● Written request:
Word for word, quote all of the material, omitting the pictures.

● Dataset section:

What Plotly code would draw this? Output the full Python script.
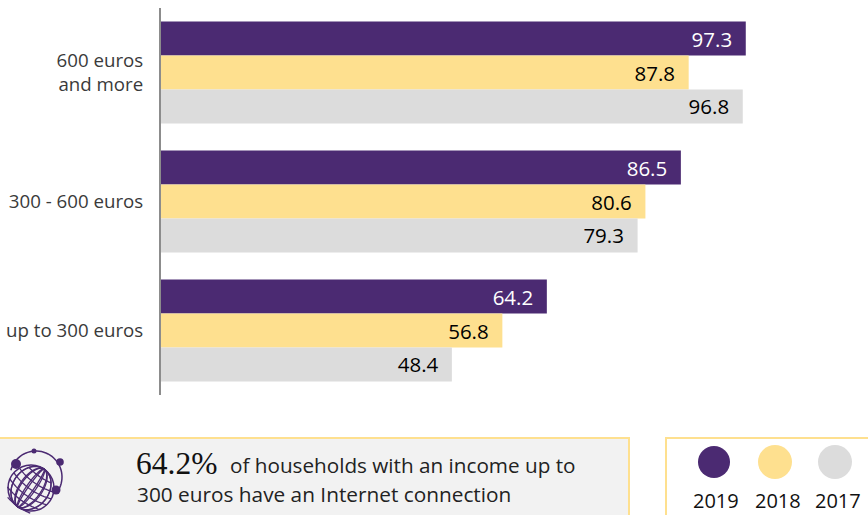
import numpy as np
import plotly.graph_objects as go

W, H = 868, 515
L, R, T, B = 161, 0, 8, 120

incomes = ["600 euros<br>and more", "300 - 600 euros", "up to 300 euros"]
values_2019 = [97.3, 86.5, 64.2]
values_2018 = [87.8, 80.6, 56.8]
values_2017 = [96.8, 79.3, 48.4]

PURPLE = "#4b2a72"
YELLOW = "#fee08f"
GREY = "#dcdcdc"
FONT = "Open Sans"


def px_x(x):
    return (x - L) / (W - L - R)


def px_y(y):
    return 1 - (y - T) / (H - T - B)


def rect(x0, y0, x1, y1, **kw):
    return dict(type="rect", xref="paper", yref="paper", x0=px_x(x0), x1=px_x(x1),
                y0=px_y(y0), y1=px_y(y1), layer="below", **kw)


def circle(cx, cy, r, color, line_width=0, fill=True):
    return dict(type="circle", xref="paper", yref="paper",
                x0=px_x(cx - r), x1=px_x(cx + r), y0=px_y(cy - r), y1=px_y(cy + r),
                fillcolor=color if fill else "rgba(0,0,0,0)",
                line=dict(color=color, width=line_width))


def curve(xs, ys, width=1.3):
    pts = " L ".join(f"{px_x(a):.5f} {px_y(b):.5f}" for a, b in zip(xs, ys))
    return dict(type="path", xref="paper", yref="paper", path="M " + pts,
                line=dict(color=PURPLE, width=width))


def text(x, y, s, size, anchor="left", font=FONT, color="#222222"):
    return dict(xref="paper", yref="paper", x=px_x(x), y=px_y(y), text=s, showarrow=False,
                xanchor=anchor, yanchor="middle", align=anchor, borderpad=0, borderwidth=0,
                font=dict(family=font, size=size, color=color))


fig = go.Figure()
for name, vals, color, tcolor in [
    ("2019", values_2019, PURPLE, "white"),
    ("2018", values_2018, YELLOW, "black"),
    ("2017", values_2017, GREY, "black"),
]:
    fig.add_bar(
        name=name, y=incomes, x=vals, orientation="h", marker=dict(color=color, line_width=0),
        text=[f"{v:.1f}\u00a0\u00a0" for v in vals], textposition="inside",
        insidetextanchor="end", textangle=0, constraintext="none",
        insidetextfont=dict(family=FONT, size=20.5, color=tcolor),
    )

shapes = [
    rect(0, 438, 629, 516, fillcolor="#f2f2f2", line_width=0),
    rect(0, 437, 630, 439, fillcolor=YELLOW, line_width=0),
    rect(628, 437, 630, 516, fillcolor=YELLOW, line_width=0),
    rect(665, 437, 868, 439, fillcolor=YELLOW, line_width=0),
    rect(665, 437, 667, 516, fillcolor=YELLOW, line_width=0),
    circle(714, 462, 16, PURPLE),
    circle(775, 462, 17, YELLOW),
    circle(835, 462, 17, GREY),
]

# globe icon
gx, gy, gr = 31, 488, 23
t = np.linspace(0, 2 * np.pi, 60)
tilt = np.radians(35)
for k in [-0.8, -0.45, -0.12, 0.2, 0.5, 0.8]:
    # meridians
    mx, my = k * gr * np.cos(t), gr * np.sin(t)
    shapes.append(curve(gx + mx * np.cos(tilt) - my * np.sin(tilt), gy + mx * np.sin(tilt) + my * np.cos(tilt)))
    # parallels
    half = np.sqrt(1 - k * k) * gr
    u = np.linspace(-half, half, 20)
    v = k * gr + 0.18 * gr * (1 - (u / gr) ** 2)
    shapes.append(curve(gx + u * np.cos(tilt) - v * np.sin(tilt), gy + u * np.sin(tilt) + v * np.cos(tilt)))
shapes.append(circle(gx, gy, gr, PURPLE, line_width=1.5, fill=False))
arc = np.radians(np.linspace(-165, 35, 40))
shapes.append(curve(36 + 26 * np.cos(arc), 477 + 26 * np.sin(arc), width=1.5))
for cx, cy, r in [(16, 464, 5), (34, 451, 2.5), (60, 462, 3.8), (56, 490, 4.5)]:
    shapes.append(circle(cx, cy, r, PURPLE))

annotations = [
    text(136, 463, "64.2%", 31.5, font="Liberation Serif", color="#111111"),
    text(230, 465, "of households with an income up to", 20.7),
    text(137, 494, "300 euros have an Internet connection", 20.8),
    text(716, 501, "2019", 20, "center", color="#111111"),
    text(778, 501, "2018", 20, "center", color="#111111"),
    text(838, 501, "2017", 20, "center", color="#111111"),
]

fig.update_layout(
    width=W, height=H, margin=dict(l=L, r=R, t=T, b=B, pad=0, autoexpand=False),
    template="plotly_white", plot_bgcolor="white", paper_bgcolor="white",
    barmode="group", bargap=0.21, bargroupgap=0, showlegend=False,
    shapes=shapes, annotations=annotations,
    xaxis=dict(range=[0, (W - L) / 6.01], visible=False, showgrid=False, zeroline=False),
    yaxis=dict(autorange="reversed", showgrid=False, zeroline=False, showline=True,
               linecolor="#8c8c8c", linewidth=2, ticks="", ticklabelstandoff=12,
               tickfont=dict(family=FONT, size=18.7, color="#3a3a3a")),
)

fig.write_html("out.html", config={"displayModeBar": False},
               post_script="document.body.style.margin='0';")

● Output:
What Plotly code would draw this? Output the full Python script.
import numpy as np
import plotly.graph_objects as go

W, H = 868, 515
L, R, T, B = 161, 0, 8, 120

incomes = ["600 euros<br>and more", "300 - 600 euros", "up to 300 euros"]
values_2019 = [97.3, 86.5, 64.2]
values_2018 = [87.8, 80.6, 56.8]
values_2017 = [96.8, 79.3, 48.4]

PURPLE = "#4b2a72"
YELLOW = "#fee08f"
GREY = "#dcdcdc"
FONT = "Open Sans"


def px_x(x):
    return (x - L) / (W - L - R)


def px_y(y):
    return 1 - (y - T) / (H - T - B)


def rect(x0, y0, x1, y1, **kw):
    return dict(type="rect", xref="paper", yref="paper", x0=px_x(x0), x1=px_x(x1),
                y0=px_y(y0), y1=px_y(y1), layer="below", **kw)


def circle(cx, cy, r, color, line_width=0, fill=True):
    return dict(type="circle", xref="paper", yref="paper",
                x0=px_x(cx - r), x1=px_x(cx + r), y0=px_y(cy - r), y1=px_y(cy + r),
                fillcolor=color if fill else "rgba(0,0,0,0)",
                line=dict(color=color, width=line_width))


def curve(xs, ys, width=1.3):
    pts = " L ".join(f"{px_x(a):.5f} {px_y(b):.5f}" for a, b in zip(xs, ys))
    return dict(type="path", xref="paper", yref="paper", path="M " + pts,
                line=dict(color=PURPLE, width=width))


def text(x, y, s, size, anchor="left", font=FONT, color="#222222"):
    return dict(xref="paper", yref="paper", x=px_x(x), y=px_y(y), text=s, showarrow=False,
                xanchor=anchor, yanchor="middle", align=anchor, borderpad=0, borderwidth=0,
                font=dict(family=font, size=size, color=color))


fig = go.Figure()
for name, vals, color, tcolor in [
    ("2019", values_2019, PURPLE, "white"),
    ("2018", values_2018, YELLOW, "black"),
    ("2017", values_2017, GREY, "black"),
]:
    fig.add_bar(
        name=name, y=incomes, x=vals, orientation="h", marker=dict(color=color, line_width=0),
        text=[f"{v:.1f}\u00a0\u00a0" for v in vals], textposition="inside",
        insidetextanchor="end", textangle=0, constraintext="none",
        insidetextfont=dict(family=FONT, size=20.5, color=tcolor),
    )

shapes = [
    rect(0, 438, 629, 516, fillcolor="#f2f2f2", line_width=0),
    rect(0, 437, 630, 439, fillcolor=YELLOW, line_width=0),
    rect(628, 437, 630, 516, fillcolor=YELLOW, line_width=0),
    rect(665, 437, 868, 439, fillcolor=YELLOW, line_width=0),
    rect(665, 437, 667, 516, fillcolor=YELLOW, line_width=0),
    circle(714, 462, 16, PURPLE),
    circle(775, 462, 17, YELLOW),
    circle(835, 462, 17, GREY),
]

# globe icon
gx, gy, gr = 31, 488, 23
t = np.linspace(0, 2 * np.pi, 60)
tilt = np.radians(35)
for k in [-0.8, -0.45, -0.12, 0.2, 0.5, 0.8]:
    # meridians
    mx, my = k * gr * np.cos(t), gr * np.sin(t)
    shapes.append(curve(gx + mx * np.cos(tilt) - my * np.sin(tilt), gy + mx * np.sin(tilt) + my * np.cos(tilt)))
    # parallels
    half = np.sqrt(1 - k * k) * gr
    u = np.linspace(-half, half, 20)
    v = k * gr + 0.18 * gr * (1 - (u / gr) ** 2)
    shapes.append(curve(gx + u * np.cos(tilt) - v * np.sin(tilt), gy + u * np.sin(tilt) + v * np.cos(tilt)))
shapes.append(circle(gx, gy, gr, PURPLE, line_width=1.5, fill=False))
arc = np.radians(np.linspace(-165, 35, 40))
shapes.append(curve(36 + 26 * np.cos(arc), 477 + 26 * np.sin(arc), width=1.5))
for cx, cy, r in [(16, 464, 5), (34, 451, 2.5), (60, 462, 3.8), (56, 490, 4.5)]:
    shapes.append(circle(cx, cy, r, PURPLE))

annotations = [
    text(136, 463, "64.2%", 31.5, font="Liberation Serif", color="#111111"),
    text(230, 465, "of households with an income up to", 20.7),
    text(137, 494, "300 euros have an Internet connection", 20.8),
    text(716, 501, "2019", 20, "center", color="#111111"),
    text(778, 501, "2018", 20, "center", color="#111111"),
    text(838, 501, "2017", 20, "center", color="#111111"),
]

fig.update_layout(
    width=W, height=H, margin=dict(l=L, r=R, t=T, b=B, pad=0, autoexpand=False),
    template="plotly_white", plot_bgcolor="white", paper_bgcolor="white",
    barmode="group", bargap=0.21, bargroupgap=0, showlegend=False,
    shapes=shapes, annotations=annotations,
    xaxis=dict(range=[0, (W - L) / 6.01], visible=False, showgrid=False, zeroline=False),
    yaxis=dict(autorange="reversed", showgrid=False, zeroline=False, showline=True,
               linecolor="#8c8c8c", linewidth=2, ticks="", ticklabelstandoff=12,
               tickfont=dict(family=FONT, size=18.7, color="#3a3a3a")),
)

fig.write_html("out.html", config={"displayModeBar": False},
               post_script="document.body.style.margin='0';")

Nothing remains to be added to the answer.